= Written task =
Locate all lines with the word "this" and copy them out.

= Data supplied =
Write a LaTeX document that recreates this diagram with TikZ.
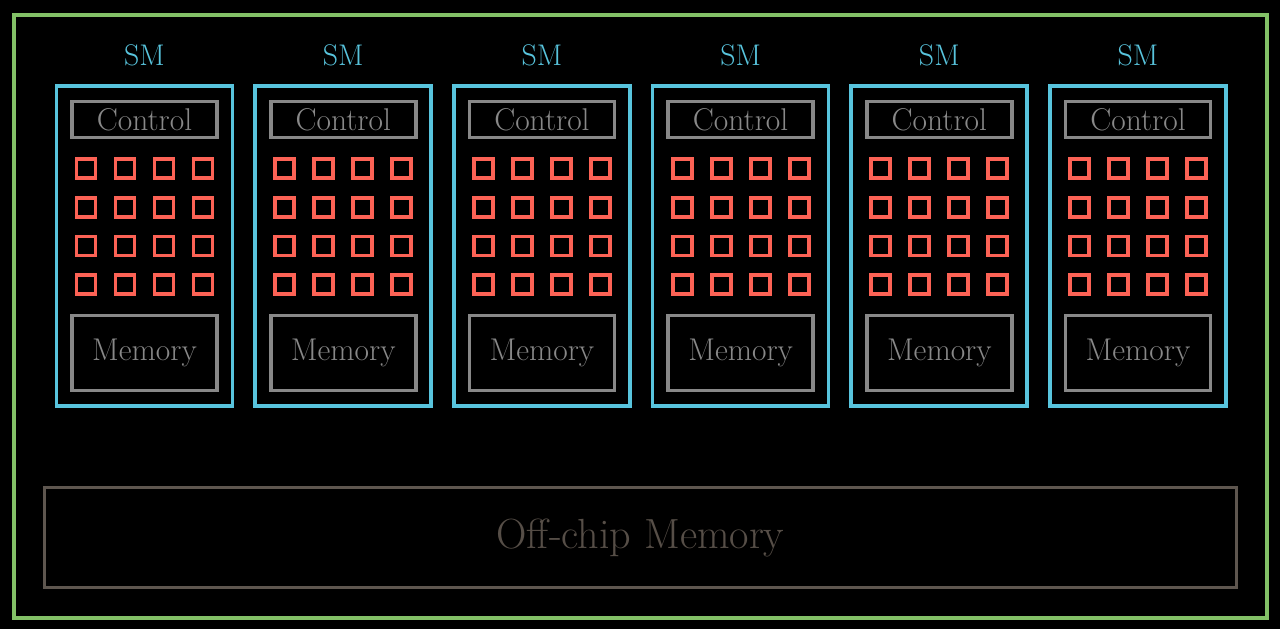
\documentclass[tikz,border=0pt]{standalone}
\usepackage{tikz}
\usetikzlibrary{positioning}
\definecolor{smblue}{HTML}{58C4DD}
\definecolor{corered}{HTML}{FC6255}
\definecolor{chipgreen}{HTML}{83C167}
\definecolor{boxgray}{HTML}{888888}
\definecolor{offbrown}{HTML}{5E564F}
\definecolor{offtext}{HTML}{564E47}

\begin{document}
\begin{tikzpicture}[
  x=0.02cm, y=-0.02cm,
  smbox/.style={
    rectangle, draw=smblue, line width=2.1pt,
    minimum width=3.52cm, minimum height=6.4cm, inner sep=0pt
  },
  part/.style={
    rectangle, draw=boxgray, line width=2.1pt, text=boxgray,
    minimum width=2.9cm, inner sep=0pt,
    font=\fontsize{17.9}{21}\selectfont
  },
  core/.style={
    rectangle, draw=corered, line width=2.2pt,
    minimum size=0.38cm, inner sep=0pt
  },
  smlabel/.style={text=smblue, font=\fontsize{17}{20}\selectfont}
]
  \fill[black] (0,0) rectangle (1280,629);
  \useasboundingbox (0,0) rectangle (1280,629);
  \node[draw=chipgreen, line width=2.1pt, minimum width=25.06cm,
    minimum height=12.06cm, inner sep=0pt] (chip) at (640.5,316.5){};
  \foreach \i in {1,...,6} {
    \pgfmathsetmacro{\cx}{144.5+198.7*(\i-1)}
    \node[smbox] (sm\i) at (\cx,246){};
    \node[smlabel] (lbl\i) at (\cx,55){SM};
    \node[part, minimum height=0.72cm] (ctl\i) at (\cx,119.5){Control};
    \node[part, minimum height=1.5cm] (mem\i) at (\cx,353){Memory};
    \foreach \r/\ry in {1/168.5,2/207.3,3/246,4/284.7} {
      \foreach \c/\dx in {1/-58.5,2/-19.5,3/19.5,4/58.5} {
        \node[core] (core\i-\r-\c) at (\cx+\dx,\ry){};
      }
    }
  }
  \node[draw=offbrown, line width=1.9pt, text=offtext,
    minimum width=23.84cm, minimum height=2cm, inner sep=0pt,
    font=\fontsize{24}{28}\selectfont] (offchip) at (640.5,537.5){Off-chip Memory};
\end{tikzpicture}
\end{document}
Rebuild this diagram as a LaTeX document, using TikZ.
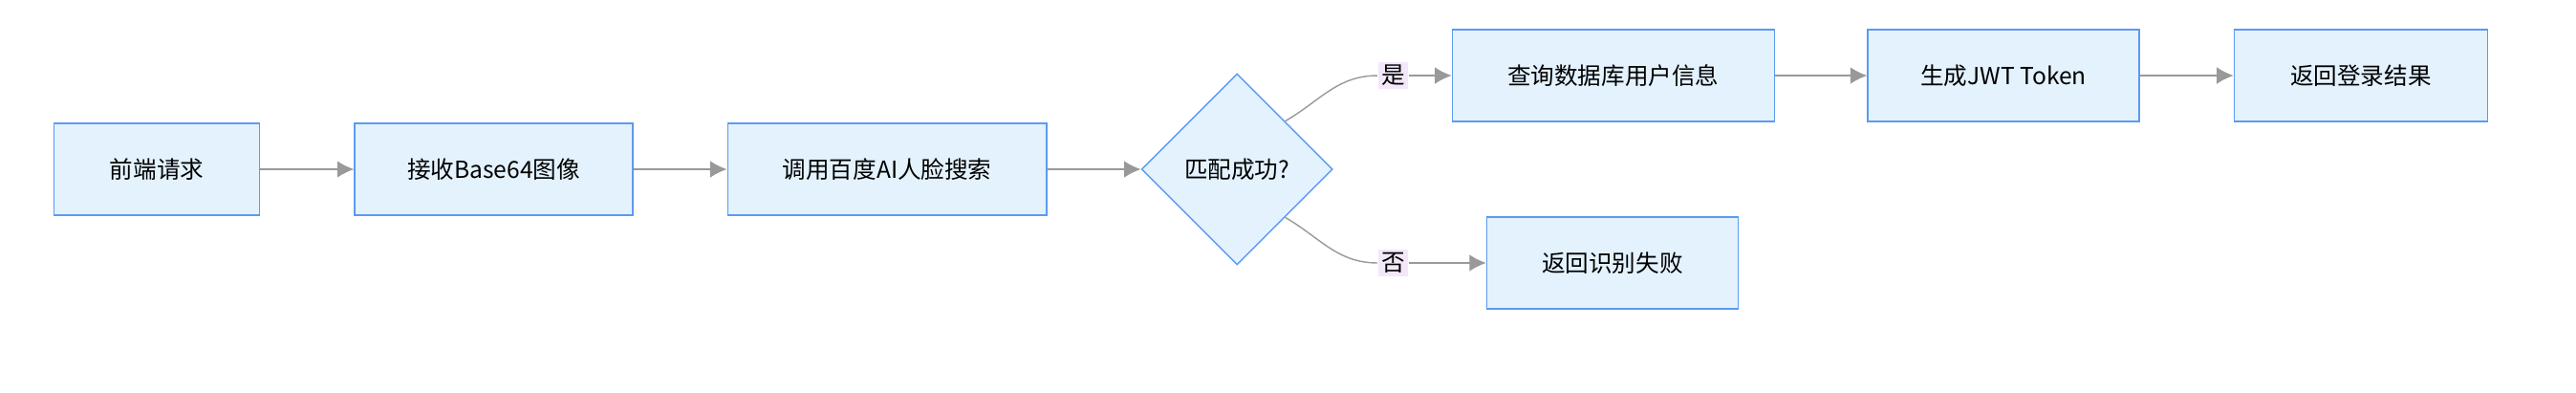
\documentclass[tikz,border=0pt]{standalone}
\usepackage{fontspec}
\setmainfont{Noto Sans CJK SC}
\usetikzlibrary{shapes.geometric,arrows.meta}
\definecolor{boxfill}{HTML}{E3F2FD}
\definecolor{boxline}{HTML}{5B9BF0}
\definecolor{edgegray}{HTML}{999999}
\definecolor{labfill}{HTML}{F3E8FA}
\tikzstyle{box}=[fill=boxfill, draw=boxline, shape=rectangle, minimum height=0.96cm, inner sep=0pt, font=\fontsize{7}{8}\selectfont]
\tikzstyle{dia}=[fill=boxfill, draw=boxline, shape=diamond, minimum width=2cm, minimum height=2cm, inner sep=0pt, font=\fontsize{7}{8}\selectfont]
\tikzstyle{lab}=[fill=labfill, inner sep=1pt, font=\fontsize{7}{8}\selectfont]
\tikzstyle{edge}=[draw=edgegray, -{Latex[length=5pt,width=5pt]}]

\begin{document}
\begin{tikzpicture}[x=0.0172cm, y=-0.0172cm]
		\useasboundingbox (0,0) rectangle (1568,239);

		\node [style=box, minimum width=2.15cm] (req) at (95.5, 103) {前端请求};
		\node [style=box, minimum width=2.91cm] (recv) at (300.5, 103) {接收Base64图像};
		\node [style=box, minimum width=3.34cm] (baidu) at (540, 103) {调用百度AI人脸搜索};
		\node [style=dia] (match) at (753, 103) {匹配成功?};

		\node [style=box, minimum width=3.37cm] (query) at (982, 46) {查询数据库用户信息};
		\node [style=box, minimum width=2.84cm] (jwt) at (1219.5, 46) {生成JWT Token};
		\node [style=box, minimum width=2.65cm] (ok) at (1437, 46) {返回登录结果};
		\node [style=box, minimum width=2.63cm] (fail) at (981.5, 160) {返回识别失败};

		\node [style=lab] (yes) at (848, 46) {是};
		\node [style=lab] (no) at (848, 160) {否};

		\draw [style=edge] (req) to (recv);
		\draw [style=edge] (recv) to (baidu);
		\draw [style=edge] (baidu) to (match);
		\draw [draw=edgegray] (match.north east) to [out=30, in=180] (yes.west);
		\draw [style=edge] (yes.east) to (query.west);
		\draw [draw=edgegray] (match.south east) to [out=-30, in=180] (no.west);
		\draw [style=edge] (no.east) to [out=0, in=180] (fail.west);
		\draw [style=edge] (query) to (jwt);
		\draw [style=edge] (jwt) to (ok);
	\end{tikzpicture}
\end{document}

= Output of the task =
Write a LaTeX document that recreates this diagram with TikZ.
Rebuild this diagram as a LaTeX document, using TikZ.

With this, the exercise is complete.